Alors que certains imaginaient une reprise aussi forte que la chute, les dernières analyses estiment qu’elle sera plus lente. Quelle est votre analyse ?

Jean-Pierre Sauvage :  Les projections que l’on a sont simplement des estimations. Quand Iata annonce 252 milliards de pertes pour le transport aérien, c’est plus ou moins les revenus sur un trimestre des compagnies qu’elle représente sur une année. Soit la période de confinement et de reprise. Mais nous n’avons pas d’éléments objectifs qui nous permettent d’anticiper. Les seules projections que l’on a en ce moment, ce sont des projections sanitaires.

Il risque d’y avoir des décalages entre les différents pays. La vague est partie de l’Est vers l’Ouest. On observe que la Chine commence à frémir à nouveau alors qu’en Europe, on n’est sans doute pas encore arrivé dans le creux de la vague. On sait qu’il n’y aura pas de renouveau avant mai. De toute façon, c’est la production d’été qui fait l’essentiel de l’exercice des compagnies et elle est plus que compromise. S’il y a un regain d’activité, ce sera pour engranger des ventes sur l’automne ou l’hiver. Je pense que personne n’envisage pour l’instant de voyager cet été.

Italie, Norvège, Allemagne mais aussi France. De plus en plus d’Etats envisagent de nationaliser ou de soutenir encore plus fortement les compagnies. Qu’en pensez-vous ?

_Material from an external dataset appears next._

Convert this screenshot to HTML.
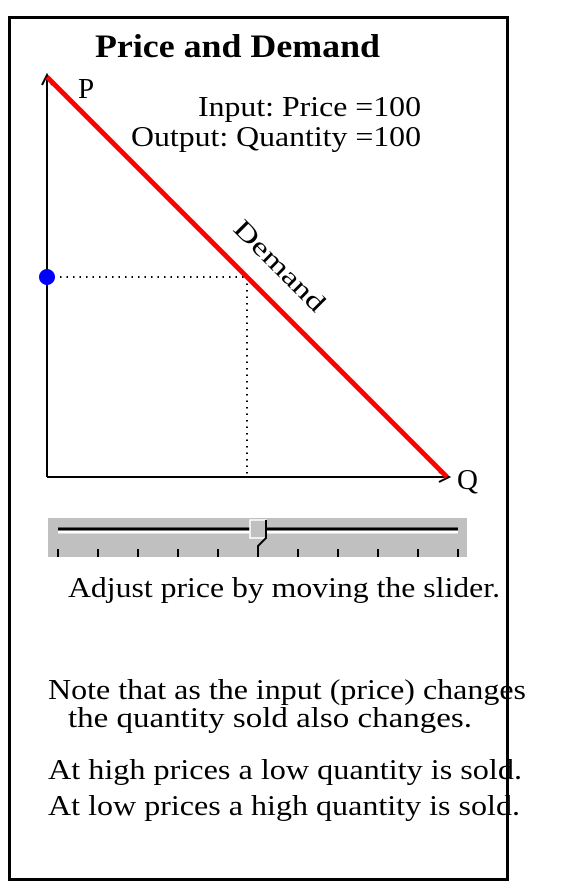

Jean-Pierre Sauvage : Quand on voit que la France engage 300 milliards d’euros pour aider les entreprises, on se rend compte qu’on est désormais dans une forme de « nationalisation globale » de l’économie. Au niveau européen, 750 milliards d’euros ont été débloqués, et tous les éléments restrictifs quant aux règles budgétaires ont désormais sauté. Bruno Le Maire (ministre de l’Économie et des Finances, Ndlr) le dit, la conjoncture ressemble au krach de 1929. Effectivement il y a des Etats qui se sont positionnés pour soutenir leur compagnie. Je crois qu’ils se rendent bien compte que le transport aérien est stratégique à bien des égards.

Plus globalement, cette période de crise nous permet d’insister sur le caractère essentiel du transport aérien, longuement critiqué ces derniers temps. Et notamment du transport international pour la France. Il permet à des millions de touristes de venir faire du tourisme dans notre pays. Cela représente 50 milliards d’euros, soit un tiers des recettes du tourisme français. Il ne faut donc pas se limiter à une vision franco-française de l’aérien.

Concernant l’après crise, inutile de jouer les oiseaux de malheur. Toutes les compagnies gardent leur réserve pour une hypothétique reprise. Certains parlent d’une nouvelle consolidation dans quelques mois. Je pense qu’elle a déjà été faite. Les compagnies les plus faibles tomberont à nouveau. Ce qui est paradoxal, c’est que c’est au moment où le pétrole est au plus bas que les compagnies ne volent plus.